Last month I coughed up $129 and (no pun intended) approximately one tablespoon of saliva for the advancement of science — and an AncestryDNA™ test, which I was told would show the ethnic makeup of my DNA. It would also identify relations in Ancestry.com’s DNA database who could potentially help me fill in any gaps in my painstakingly researched family tree.
The results validated what I suspected deep, deep in my heart. I AM A VIKING. That’s right, according to Ancestry.com my DNA is 52% Scandinavian. 52%!
I’m also 24% Central European, 19% British Isles and 5% “other”. I’m interpreting “other” as genetic meaning ties to both Abraham Lincoln and Scandinavian royalty. (What? Anything is possible.)
Joking aside, I never thought I had even a smidgen of Scandinavian in me, despite my pasty skin and red hair. I always considered myself Central European (German and Dutch) through and through, with a smattering of English and Irish thrown in. It matched my surname and family tree research, and it felt right too. I like fondue, schnitzel, spaetzle and strudel, as well as drinking beer from a large, boot-shaped glass. I primarily wear earth tones. (Take a walk around Berlin sometime, and you’ll see that the unofficial German national colors are brown and evergreen.)
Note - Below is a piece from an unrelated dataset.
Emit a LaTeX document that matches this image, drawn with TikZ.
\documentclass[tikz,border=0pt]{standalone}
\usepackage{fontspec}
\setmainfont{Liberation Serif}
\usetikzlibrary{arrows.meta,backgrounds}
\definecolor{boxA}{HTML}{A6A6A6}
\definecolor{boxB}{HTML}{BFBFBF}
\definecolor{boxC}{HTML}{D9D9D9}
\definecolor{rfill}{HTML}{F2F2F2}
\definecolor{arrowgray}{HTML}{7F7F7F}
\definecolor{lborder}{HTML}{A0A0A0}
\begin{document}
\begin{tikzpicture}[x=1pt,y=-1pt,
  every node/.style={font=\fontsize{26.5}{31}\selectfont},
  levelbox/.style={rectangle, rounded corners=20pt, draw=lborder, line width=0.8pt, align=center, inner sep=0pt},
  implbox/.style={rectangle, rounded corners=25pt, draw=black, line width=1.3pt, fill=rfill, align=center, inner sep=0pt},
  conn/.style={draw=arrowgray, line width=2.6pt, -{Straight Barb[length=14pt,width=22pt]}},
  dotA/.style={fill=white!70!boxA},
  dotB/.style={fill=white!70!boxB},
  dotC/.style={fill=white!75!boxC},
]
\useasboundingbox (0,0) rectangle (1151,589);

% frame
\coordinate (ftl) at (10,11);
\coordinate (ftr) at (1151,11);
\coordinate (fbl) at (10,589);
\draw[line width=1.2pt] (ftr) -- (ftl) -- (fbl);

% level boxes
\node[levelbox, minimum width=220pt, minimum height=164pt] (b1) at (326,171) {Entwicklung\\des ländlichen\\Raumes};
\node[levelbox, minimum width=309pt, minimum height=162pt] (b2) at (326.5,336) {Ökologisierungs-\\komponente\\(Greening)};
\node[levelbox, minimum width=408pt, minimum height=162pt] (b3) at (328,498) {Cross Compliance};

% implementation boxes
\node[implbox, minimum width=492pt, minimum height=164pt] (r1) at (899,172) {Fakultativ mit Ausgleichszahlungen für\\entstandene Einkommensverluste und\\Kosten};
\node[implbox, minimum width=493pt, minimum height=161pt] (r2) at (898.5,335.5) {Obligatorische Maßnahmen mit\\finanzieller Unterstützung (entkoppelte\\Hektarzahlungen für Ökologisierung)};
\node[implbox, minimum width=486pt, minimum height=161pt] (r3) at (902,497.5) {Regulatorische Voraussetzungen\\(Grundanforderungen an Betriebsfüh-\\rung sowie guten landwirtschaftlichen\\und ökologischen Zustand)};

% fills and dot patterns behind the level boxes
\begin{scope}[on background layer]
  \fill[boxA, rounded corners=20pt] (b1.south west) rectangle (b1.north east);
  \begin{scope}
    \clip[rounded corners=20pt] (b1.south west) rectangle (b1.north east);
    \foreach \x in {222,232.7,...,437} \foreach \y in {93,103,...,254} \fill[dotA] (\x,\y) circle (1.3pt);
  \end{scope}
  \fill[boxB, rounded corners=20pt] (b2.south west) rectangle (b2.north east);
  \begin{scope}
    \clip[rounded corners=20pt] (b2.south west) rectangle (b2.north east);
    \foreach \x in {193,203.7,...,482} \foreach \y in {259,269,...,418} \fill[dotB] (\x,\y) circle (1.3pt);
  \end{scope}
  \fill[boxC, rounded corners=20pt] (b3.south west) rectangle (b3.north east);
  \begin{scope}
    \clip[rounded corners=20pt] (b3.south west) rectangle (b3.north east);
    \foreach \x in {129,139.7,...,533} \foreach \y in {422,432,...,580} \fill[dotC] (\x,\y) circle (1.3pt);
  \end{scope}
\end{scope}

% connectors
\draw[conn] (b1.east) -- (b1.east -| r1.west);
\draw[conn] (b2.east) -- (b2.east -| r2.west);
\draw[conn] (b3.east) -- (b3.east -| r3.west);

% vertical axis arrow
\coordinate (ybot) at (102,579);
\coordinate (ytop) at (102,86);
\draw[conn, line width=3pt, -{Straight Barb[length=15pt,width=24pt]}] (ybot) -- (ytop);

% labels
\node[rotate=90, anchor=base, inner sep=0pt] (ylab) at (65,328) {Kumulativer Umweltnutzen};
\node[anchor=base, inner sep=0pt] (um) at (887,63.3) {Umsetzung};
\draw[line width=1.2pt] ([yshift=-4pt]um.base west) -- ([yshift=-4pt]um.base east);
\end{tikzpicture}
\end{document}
Yet there was still something missing. I also love smorgasbords and Ikea Swedish meatballs. Scandinavians do too! And I have drunk my share of Akvavit (a traditional spirit produced in Scandinavia since the 15th century). Mystery solved!
I have traced no ancestors to Sweden, Norway or Denmark so I can only assume that any genetic link is to my Viking forefathers, who pillaged and marauded all over Europe, Asia and the North Atlantic islands from the late 8th to mid-11th centuries. At some point my war-weary tribe must have been bitten by the Bavarian bug, and decided to settle there. And who could blame them?
Eventually, one of them must have taken up the culinary arts. (Koch is German for “cook”.)
Aside from the relief I feel, knowing where my weird foodie tastes come from, I like that I now have a much better reason to visit Scandinavia and an indisputable connection to Mad Men’s Betty Draper Francis. In season two Betty explained her profound sadness to a fellow rider at the stables:
“It’s just my people are Nordic.”
I laughed and laughed when she said that… but now it’s personal. I guess it’s time to work on my profoundly sad, Betty Draper face and break out the schnapps.